--- start STORED DATA ---
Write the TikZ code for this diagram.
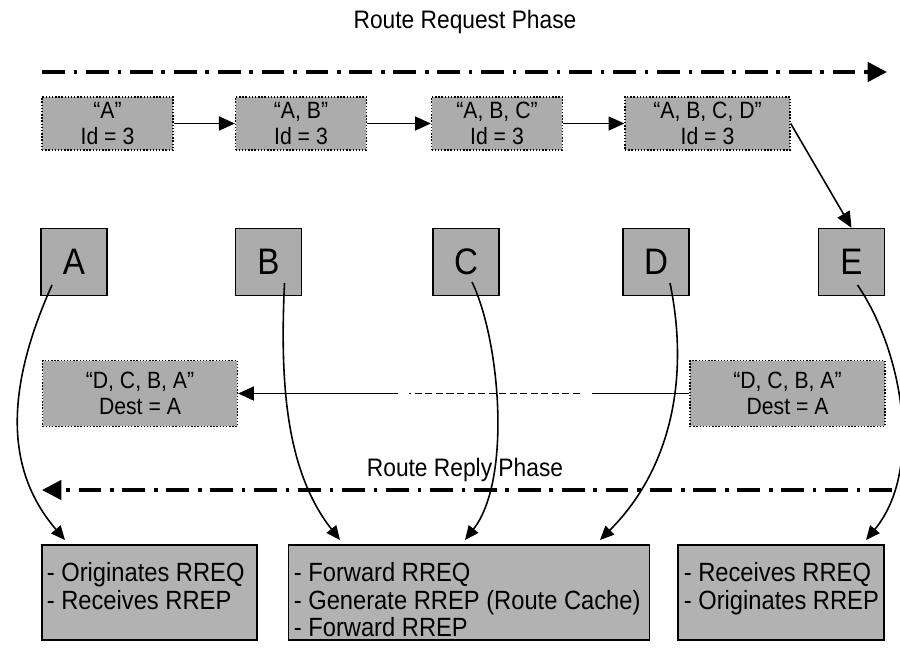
\documentclass[tikz,border=0pt]{standalone}
\usepackage{fontspec}
\setmainfont[FakeStretch=0.9]{Liberation Sans}
\usetikzlibrary{arrows.meta}
\tikzstyle{packet} = [rectangle, draw=black, densely dotted, line width=0.8pt,
minimum width=2.62cm, minimum height=1.06cm, inner sep=2pt,
align=center, fill=gray!65, font=\fontsize{13.4}{14.5}\selectfont]
\tikzstyle{host} = [rectangle, draw=black, line width=0.9pt, fill=gray!65,
minimum width=1.32cm, minimum height=1.34cm, inner sep=0pt,
font=\fontsize{21}{24}\selectfont]
\tikzstyle{role} = [rectangle, draw=black, line width=0.6pt, fill=gray!60,
minimum height=1.9cm, inner sep=0pt]
\tikzstyle{roletext} = [anchor=north west, align=left, inner sep=0pt,
font=\fontsize{15}{15.6}\selectfont]
\tikzstyle{phaselabel} = [font=\fontsize{14.4}{16}\selectfont]
\tikzstyle{phase} = [line width=2pt, dash pattern=on 13pt off 5pt on 2pt off 5pt,
-{Triangle[length=11pt,width=11pt]}]
\tikzstyle{hop} = [line width=0.9pt, -{Triangle[length=8pt,width=7pt]}]
\tikzstyle{arrow} = [line width=0.9pt, -{Triangle[length=9pt,width=8pt]}]

\begin{document}
\begin{tikzpicture}[x=0.02cm, y=-0.02cm]
\useasboundingbox (0,0) rectangle (900,659);

% Nodes
\node[phaselabel] (reqlabel) at (465,22) {Route Request Phase};
\coordinate (reqstart) at (42,72);
\coordinate (reqend) at (887,72);

\node[packet] (pktA) at (107.5,123.5) {“A”\\Id = 3};
\node[packet] (pktB) at (301,123.5) {“A, B”\\Id = 3};
\node[packet] (pktC) at (497,123.5) {“A, B, C”\\Id = 3};
\node[packet, minimum width=3.3cm] (pktD) at (707.5,123.5) {“A, B, C, D”\\Id = 3};

\node[host] (A) at (74,262) {A};
\node[host] (B) at (268.5,262) {B};
\node[host] (C) at (466,262) {C};
\node[host] (D) at (656,262) {D};
\node[host] (E) at (851.5,262) {E};

\node[packet, minimum width=3.9cm, minimum height=1.32cm] (backA) at (140,393.5) {“D, C, B, A”\\Dest = A};
\node[packet, minimum width=3.9cm, minimum height=1.32cm] (backE) at (787.5,393.5) {“D, C, B, A”\\Dest = A};
\coordinate (gapR) at (592,393.5);
\coordinate (gapL) at (580,393.5);
\coordinate (dashL) at (409,393.5);
\coordinate (solidL) at (398,393.5);

\node[phaselabel] (replabel) at (465,470) {Route Reply Phase};
\coordinate (repstart) at (892,490);
\coordinate (repend) at (42,490);

\coordinate (tipA) at (65,540);
\coordinate (tipB) at (340,540);
\coordinate (tipC) at (465,540);
\coordinate (tipD) at (600,540);
\coordinate (tipE) at (866,540);

\node[role, minimum width=4.3cm] (origbox) at (149.5,592.5) {};
\node[roletext] (origtext) at ([shift={(5,18)}]origbox.north west) {- Originates RREQ\\- Receives RREP};
\node[role, minimum width=7.24cm] (relaybox) at (469,592.5) {};
\node[roletext] (relaytext) at ([shift={(6,18)}]relaybox.north west) {- Forward RREQ\\- Generate RREP (Route Cache)\\- Forward RREP};
\node[role, minimum width=4.12cm] (destbox) at (781,592.5) {};
\node[roletext] (desttext) at ([shift={(6,18)}]destbox.north west) {- Receives RREQ\\- Originates RREP};

% Arrows
\draw[phase] (reqstart) -- (reqend);
\draw[arrow] (pktA.east) -- (pktB.west);
\draw[arrow] (pktB.east) -- (pktC.west);
\draw[arrow] (pktC.east) -- (pktD.west);
\draw[arrow] (pktD.east) -- (E.north);

\draw[line width=0.9pt] (backE.west) -- (gapR);
\draw[line width=0.9pt, dash pattern=on 4pt off 2pt] (gapL) -- (dashL);
\draw[arrow] (solidL) -- (backA.east);

\draw[phase] (repstart) -- (repend);

\draw[hop] ([shift={(-22,23)}]A.center) .. controls (5,390) and (5,470) .. (tipA);
\draw[hop] ([shift={(16,21)}]B.center) .. controls (280,380) and (285,470) .. (tipB);
\draw[hop] ([shift={(6,20)}]C.center) .. controls (500,340) and (512,480) .. (tipC);
\draw[hop] ([shift={(14,21)}]D.center) .. controls (690,380) and (670,470) .. (tipD);
\draw[hop] ([shift={(6,23)}]E.center) .. controls (902,350) and (924,470) .. (tipE);

\end{tikzpicture}
\end{document}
--- end STORED DATA ---
• THE REQUEST
Write the listing above out again exactly, dropping each image.

• FULL RESPONSE
Write the TikZ code for this diagram.
\documentclass[tikz,border=0pt]{standalone}
\usepackage{fontspec}
\setmainfont[FakeStretch=0.9]{Liberation Sans}
\usetikzlibrary{arrows.meta}
\tikzstyle{packet} = [rectangle, draw=black, densely dotted, line width=0.8pt,
minimum width=2.62cm, minimum height=1.06cm, inner sep=2pt,
align=center, fill=gray!65, font=\fontsize{13.4}{14.5}\selectfont]
\tikzstyle{host} = [rectangle, draw=black, line width=0.9pt, fill=gray!65,
minimum width=1.32cm, minimum height=1.34cm, inner sep=0pt,
font=\fontsize{21}{24}\selectfont]
\tikzstyle{role} = [rectangle, draw=black, line width=0.6pt, fill=gray!60,
minimum height=1.9cm, inner sep=0pt]
\tikzstyle{roletext} = [anchor=north west, align=left, inner sep=0pt,
font=\fontsize{15}{15.6}\selectfont]
\tikzstyle{phaselabel} = [font=\fontsize{14.4}{16}\selectfont]
\tikzstyle{phase} = [line width=2pt, dash pattern=on 13pt off 5pt on 2pt off 5pt,
-{Triangle[length=11pt,width=11pt]}]
\tikzstyle{hop} = [line width=0.9pt, -{Triangle[length=8pt,width=7pt]}]
\tikzstyle{arrow} = [line width=0.9pt, -{Triangle[length=9pt,width=8pt]}]

\begin{document}
\begin{tikzpicture}[x=0.02cm, y=-0.02cm]
\useasboundingbox (0,0) rectangle (900,659);

% Nodes
\node[phaselabel] (reqlabel) at (465,22) {Route Request Phase};
\coordinate (reqstart) at (42,72);
\coordinate (reqend) at (887,72);

\node[packet] (pktA) at (107.5,123.5) {“A”\\Id = 3};
\node[packet] (pktB) at (301,123.5) {“A, B”\\Id = 3};
\node[packet] (pktC) at (497,123.5) {“A, B, C”\\Id = 3};
\node[packet, minimum width=3.3cm] (pktD) at (707.5,123.5) {“A, B, C, D”\\Id = 3};

\node[host] (A) at (74,262) {A};
\node[host] (B) at (268.5,262) {B};
\node[host] (C) at (466,262) {C};
\node[host] (D) at (656,262) {D};
\node[host] (E) at (851.5,262) {E};

\node[packet, minimum width=3.9cm, minimum height=1.32cm] (backA) at (140,393.5) {“D, C, B, A”\\Dest = A};
\node[packet, minimum width=3.9cm, minimum height=1.32cm] (backE) at (787.5,393.5) {“D, C, B, A”\\Dest = A};
\coordinate (gapR) at (592,393.5);
\coordinate (gapL) at (580,393.5);
\coordinate (dashL) at (409,393.5);
\coordinate (solidL) at (398,393.5);

\node[phaselabel] (replabel) at (465,470) {Route Reply Phase};
\coordinate (repstart) at (892,490);
\coordinate (repend) at (42,490);

\coordinate (tipA) at (65,540);
\coordinate (tipB) at (340,540);
\coordinate (tipC) at (465,540);
\coordinate (tipD) at (600,540);
\coordinate (tipE) at (866,540);

\node[role, minimum width=4.3cm] (origbox) at (149.5,592.5) {};
\node[roletext] (origtext) at ([shift={(5,18)}]origbox.north west) {- Originates RREQ\\- Receives RREP};
\node[role, minimum width=7.24cm] (relaybox) at (469,592.5) {};
\node[roletext] (relaytext) at ([shift={(6,18)}]relaybox.north west) {- Forward RREQ\\- Generate RREP (Route Cache)\\- Forward RREP};
\node[role, minimum width=4.12cm] (destbox) at (781,592.5) {};
\node[roletext] (desttext) at ([shift={(6,18)}]destbox.north west) {- Receives RREQ\\- Originates RREP};

% Arrows
\draw[phase] (reqstart) -- (reqend);
\draw[arrow] (pktA.east) -- (pktB.west);
\draw[arrow] (pktB.east) -- (pktC.west);
\draw[arrow] (pktC.east) -- (pktD.west);
\draw[arrow] (pktD.east) -- (E.north);

\draw[line width=0.9pt] (backE.west) -- (gapR);
\draw[line width=0.9pt, dash pattern=on 4pt off 2pt] (gapL) -- (dashL);
\draw[arrow] (solidL) -- (backA.east);

\draw[phase] (repstart) -- (repend);

\draw[hop] ([shift={(-22,23)}]A.center) .. controls (5,390) and (5,470) .. (tipA);
\draw[hop] ([shift={(16,21)}]B.center) .. controls (280,380) and (285,470) .. (tipB);
\draw[hop] ([shift={(6,20)}]C.center) .. controls (500,340) and (512,480) .. (tipC);
\draw[hop] ([shift={(14,21)}]D.center) .. controls (690,380) and (670,470) .. (tipD);
\draw[hop] ([shift={(6,23)}]E.center) .. controls (902,350) and (924,470) .. (tipE);

\end{tikzpicture}
\end{document}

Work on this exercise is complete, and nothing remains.